# AIM OF THE EXERCISE
Copy the data that follows, character for character, minus the pictures.

# AVAILABLE DATA
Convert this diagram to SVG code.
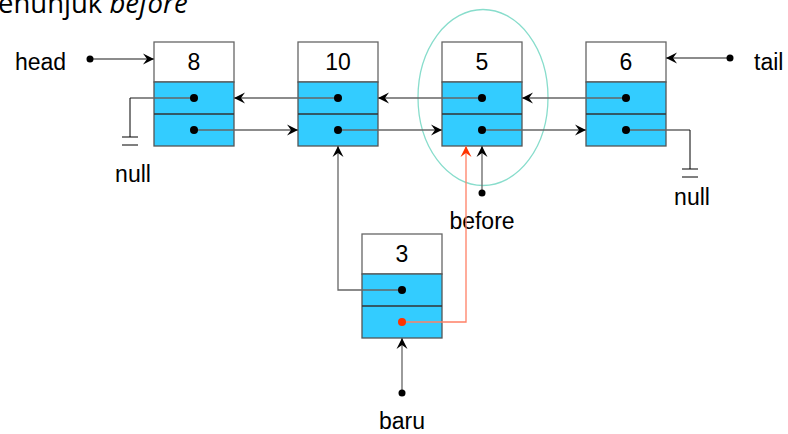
<svg xmlns="http://www.w3.org/2000/svg" width="788" height="434" viewBox="0 0 788 434">
<style>
.hdr{fill:#fff;stroke:#666;stroke-width:1.3}
.body{fill:#33CCFF;stroke:#555;stroke-width:1.3}
.div{stroke:#333;stroke-width:1.3}
.lbl{font-family:"Liberation Sans",Arial,sans-serif;font-size:23px;fill:#000}
.num{font-family:"Liberation Sans",Arial,sans-serif;font-size:23px;fill:#000;text-anchor:middle}
.ln{fill:none;stroke:#666;stroke-width:1.3}
.blk{fill:none;stroke:#000;stroke-width:1}
.red{fill:none;stroke:#FF8066;stroke-width:1.3}
.dot{fill:#000}
</style>
<defs>
<marker id="ah" viewBox="-12 -6 13 12" refX="0" refY="0" markerWidth="13" markerHeight="12" markerUnits="userSpaceOnUse" orient="auto">
<path d="M0,0 L-11,-5.5 L-7,0 L-11,5.5 Z" fill="#000"/>
</marker>
<marker id="ahr" viewBox="-12 -6 13 12" refX="0" refY="0" markerWidth="13" markerHeight="12" markerUnits="userSpaceOnUse" orient="auto">
<path d="M0,0 L-11,-5.5 L-7,0 L-11,5.5 Z" fill="#FF3300"/>
</marker>
</defs>
<rect width="788" height="434" fill="#fff"/>
<text x="-2" y="13" font-family="'Open Sans','Noto Sans',sans-serif" font-size="27.5" fill="#000">enunjuk <tspan font-style="italic">before</tspan></text>

<ellipse id="highlight" cx="483" cy="97.5" rx="65" ry="88" fill="none" stroke="#88DDCC" stroke-width="1.3"/>

<g id="node8">
<rect class="hdr" x="154" y="42" width="80" height="40"/>
<rect class="body" x="154" y="82" width="80" height="64"/>
<line class="div" x1="154" y1="114" x2="234" y2="114"/>
<text class="num" x="194" y="70">8</text>
</g>
<g id="node10">
<rect class="hdr" x="298" y="42" width="80" height="40"/>
<rect class="body" x="298" y="82" width="80" height="64"/>
<line class="div" x1="298" y1="114" x2="378" y2="114"/>
<text class="num" x="338" y="70">10</text>
</g>
<g id="node5">
<rect class="hdr" x="442" y="42" width="80" height="40"/>
<rect class="body" x="442" y="82" width="80" height="64"/>
<line class="div" x1="442" y1="114" x2="522" y2="114"/>
<text class="num" x="482" y="70">5</text>
</g>
<g id="node6">
<rect class="hdr" x="586" y="42" width="80" height="40"/>
<rect class="body" x="586" y="82" width="80" height="64"/>
<line class="div" x1="586" y1="114" x2="666" y2="114"/>
<text class="num" x="626" y="70">6</text>
</g>
<g id="node3">
<rect class="hdr" x="362" y="234" width="80" height="40"/>
<rect class="body" x="362" y="274" width="80" height="64"/>
<line class="div" x1="362" y1="306" x2="442" y2="306"/>
<text class="num" x="402" y="262">3</text>
</g>

<g id="labels">
<text class="lbl" x="15" y="70">head</text>
<text class="lbl" x="754" y="70">tail</text>
<text class="lbl" x="133" y="182" text-anchor="middle">null</text>
<text class="lbl" x="692" y="205" text-anchor="middle">null</text>
<text class="lbl" x="482" y="229" text-anchor="middle">before</text>
<text class="lbl" x="402" y="429" text-anchor="middle">baru</text>
</g>

<g id="connectors">
<line class="ln" x1="90" y1="59" x2="154" y2="59" marker-end="url(#ah)"/>
<line class="ln" x1="730" y1="58" x2="666" y2="58" marker-end="url(#ah)"/>
<line class="ln" x1="338" y1="98" x2="234" y2="98" marker-end="url(#ah)"/>
<line class="ln" x1="482" y1="98" x2="378" y2="98" marker-end="url(#ah)"/>
<line class="ln" x1="626" y1="98" x2="522" y2="98" marker-end="url(#ah)"/>
<line class="ln" x1="194" y1="130" x2="298" y2="130" marker-end="url(#ah)"/>
<line class="ln" x1="338" y1="130" x2="442" y2="130" marker-end="url(#ah)"/>
<line class="ln" x1="482" y1="130" x2="586" y2="130" marker-end="url(#ah)"/>
<line class="ln" x1="194" y1="98" x2="130" y2="98"/>
<polyline class="blk" points="130,98 130,137"/>
<line class="blk" x1="122" y1="137" x2="138" y2="137"/>
<line class="blk" x1="122" y1="145" x2="138" y2="145"/>
<line class="ln" x1="626" y1="130" x2="690" y2="130"/>
<polyline class="blk" points="690,130 690,169"/>
<line class="blk" x1="682" y1="169" x2="698" y2="169"/>
<line class="blk" x1="682" y1="177" x2="698" y2="177"/>
<line class="ln" x1="482" y1="193" x2="482" y2="146" marker-end="url(#ah)"/>
<polyline class="ln" points="402,290 338,290 338,146" marker-end="url(#ah)"/>
<polyline class="red" points="402,322 466,322 466,146" marker-end="url(#ahr)"/>
<line class="ln" x1="402" y1="393" x2="402" y2="338" marker-end="url(#ah)"/>
</g>

<g id="dots">
<circle class="dot" cx="90" cy="59" r="3.5"/>
<circle class="dot" cx="730" cy="58" r="3.5"/>
<circle class="dot" cx="194" cy="98" r="4"/>
<circle class="dot" cx="194" cy="130" r="4"/>
<circle class="dot" cx="338" cy="98" r="4"/>
<circle class="dot" cx="338" cy="130" r="4"/>
<circle class="dot" cx="482" cy="98" r="4"/>
<circle class="dot" cx="482" cy="130" r="4"/>
<circle class="dot" cx="626" cy="98" r="4"/>
<circle class="dot" cx="626" cy="130" r="4"/>
<circle class="dot" cx="482" cy="193" r="3.5"/>
<circle class="dot" cx="402" cy="290" r="4"/>
<circle cx="402" cy="322" r="4" fill="#FF3300"/>
<circle class="dot" cx="402" cy="393" r="3.5"/>
</g>
</svg>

# WRITTEN SOLUTION
Convert this diagram to SVG code.
<svg xmlns="http://www.w3.org/2000/svg" width="788" height="434" viewBox="0 0 788 434">
<style>
.hdr{fill:#fff;stroke:#666;stroke-width:1.3}
.body{fill:#33CCFF;stroke:#555;stroke-width:1.3}
.div{stroke:#333;stroke-width:1.3}
.lbl{font-family:"Liberation Sans",Arial,sans-serif;font-size:23px;fill:#000}
.num{font-family:"Liberation Sans",Arial,sans-serif;font-size:23px;fill:#000;text-anchor:middle}
.ln{fill:none;stroke:#666;stroke-width:1.3}
.blk{fill:none;stroke:#000;stroke-width:1}
.red{fill:none;stroke:#FF8066;stroke-width:1.3}
.dot{fill:#000}
</style>
<defs>
<marker id="ah" viewBox="-12 -6 13 12" refX="0" refY="0" markerWidth="13" markerHeight="12" markerUnits="userSpaceOnUse" orient="auto">
<path d="M0,0 L-11,-5.5 L-7,0 L-11,5.5 Z" fill="#000"/>
</marker>
<marker id="ahr" viewBox="-12 -6 13 12" refX="0" refY="0" markerWidth="13" markerHeight="12" markerUnits="userSpaceOnUse" orient="auto">
<path d="M0,0 L-11,-5.5 L-7,0 L-11,5.5 Z" fill="#FF3300"/>
</marker>
</defs>
<rect width="788" height="434" fill="#fff"/>
<text x="-2" y="13" font-family="'Open Sans','Noto Sans',sans-serif" font-size="27.5" fill="#000">enunjuk <tspan font-style="italic">before</tspan></text>

<ellipse id="highlight" cx="483" cy="97.5" rx="65" ry="88" fill="none" stroke="#88DDCC" stroke-width="1.3"/>

<g id="node8">
<rect class="hdr" x="154" y="42" width="80" height="40"/>
<rect class="body" x="154" y="82" width="80" height="64"/>
<line class="div" x1="154" y1="114" x2="234" y2="114"/>
<text class="num" x="194" y="70">8</text>
</g>
<g id="node10">
<rect class="hdr" x="298" y="42" width="80" height="40"/>
<rect class="body" x="298" y="82" width="80" height="64"/>
<line class="div" x1="298" y1="114" x2="378" y2="114"/>
<text class="num" x="338" y="70">10</text>
</g>
<g id="node5">
<rect class="hdr" x="442" y="42" width="80" height="40"/>
<rect class="body" x="442" y="82" width="80" height="64"/>
<line class="div" x1="442" y1="114" x2="522" y2="114"/>
<text class="num" x="482" y="70">5</text>
</g>
<g id="node6">
<rect class="hdr" x="586" y="42" width="80" height="40"/>
<rect class="body" x="586" y="82" width="80" height="64"/>
<line class="div" x1="586" y1="114" x2="666" y2="114"/>
<text class="num" x="626" y="70">6</text>
</g>
<g id="node3">
<rect class="hdr" x="362" y="234" width="80" height="40"/>
<rect class="body" x="362" y="274" width="80" height="64"/>
<line class="div" x1="362" y1="306" x2="442" y2="306"/>
<text class="num" x="402" y="262">3</text>
</g>

<g id="labels">
<text class="lbl" x="15" y="70">head</text>
<text class="lbl" x="754" y="70">tail</text>
<text class="lbl" x="133" y="182" text-anchor="middle">null</text>
<text class="lbl" x="692" y="205" text-anchor="middle">null</text>
<text class="lbl" x="482" y="229" text-anchor="middle">before</text>
<text class="lbl" x="402" y="429" text-anchor="middle">baru</text>
</g>

<g id="connectors">
<line class="ln" x1="90" y1="59" x2="154" y2="59" marker-end="url(#ah)"/>
<line class="ln" x1="730" y1="58" x2="666" y2="58" marker-end="url(#ah)"/>
<line class="ln" x1="338" y1="98" x2="234" y2="98" marker-end="url(#ah)"/>
<line class="ln" x1="482" y1="98" x2="378" y2="98" marker-end="url(#ah)"/>
<line class="ln" x1="626" y1="98" x2="522" y2="98" marker-end="url(#ah)"/>
<line class="ln" x1="194" y1="130" x2="298" y2="130" marker-end="url(#ah)"/>
<line class="ln" x1="338" y1="130" x2="442" y2="130" marker-end="url(#ah)"/>
<line class="ln" x1="482" y1="130" x2="586" y2="130" marker-end="url(#ah)"/>
<line class="ln" x1="194" y1="98" x2="130" y2="98"/>
<polyline class="blk" points="130,98 130,137"/>
<line class="blk" x1="122" y1="137" x2="138" y2="137"/>
<line class="blk" x1="122" y1="145" x2="138" y2="145"/>
<line class="ln" x1="626" y1="130" x2="690" y2="130"/>
<polyline class="blk" points="690,130 690,169"/>
<line class="blk" x1="682" y1="169" x2="698" y2="169"/>
<line class="blk" x1="682" y1="177" x2="698" y2="177"/>
<line class="ln" x1="482" y1="193" x2="482" y2="146" marker-end="url(#ah)"/>
<polyline class="ln" points="402,290 338,290 338,146" marker-end="url(#ah)"/>
<polyline class="red" points="402,322 466,322 466,146" marker-end="url(#ahr)"/>
<line class="ln" x1="402" y1="393" x2="402" y2="338" marker-end="url(#ah)"/>
</g>

<g id="dots">
<circle class="dot" cx="90" cy="59" r="3.5"/>
<circle class="dot" cx="730" cy="58" r="3.5"/>
<circle class="dot" cx="194" cy="98" r="4"/>
<circle class="dot" cx="194" cy="130" r="4"/>
<circle class="dot" cx="338" cy="98" r="4"/>
<circle class="dot" cx="338" cy="130" r="4"/>
<circle class="dot" cx="482" cy="98" r="4"/>
<circle class="dot" cx="482" cy="130" r="4"/>
<circle class="dot" cx="626" cy="98" r="4"/>
<circle class="dot" cx="626" cy="130" r="4"/>
<circle class="dot" cx="482" cy="193" r="3.5"/>
<circle class="dot" cx="402" cy="290" r="4"/>
<circle cx="402" cy="322" r="4" fill="#FF3300"/>
<circle class="dot" cx="402" cy="393" r="3.5"/>
</g>
</svg>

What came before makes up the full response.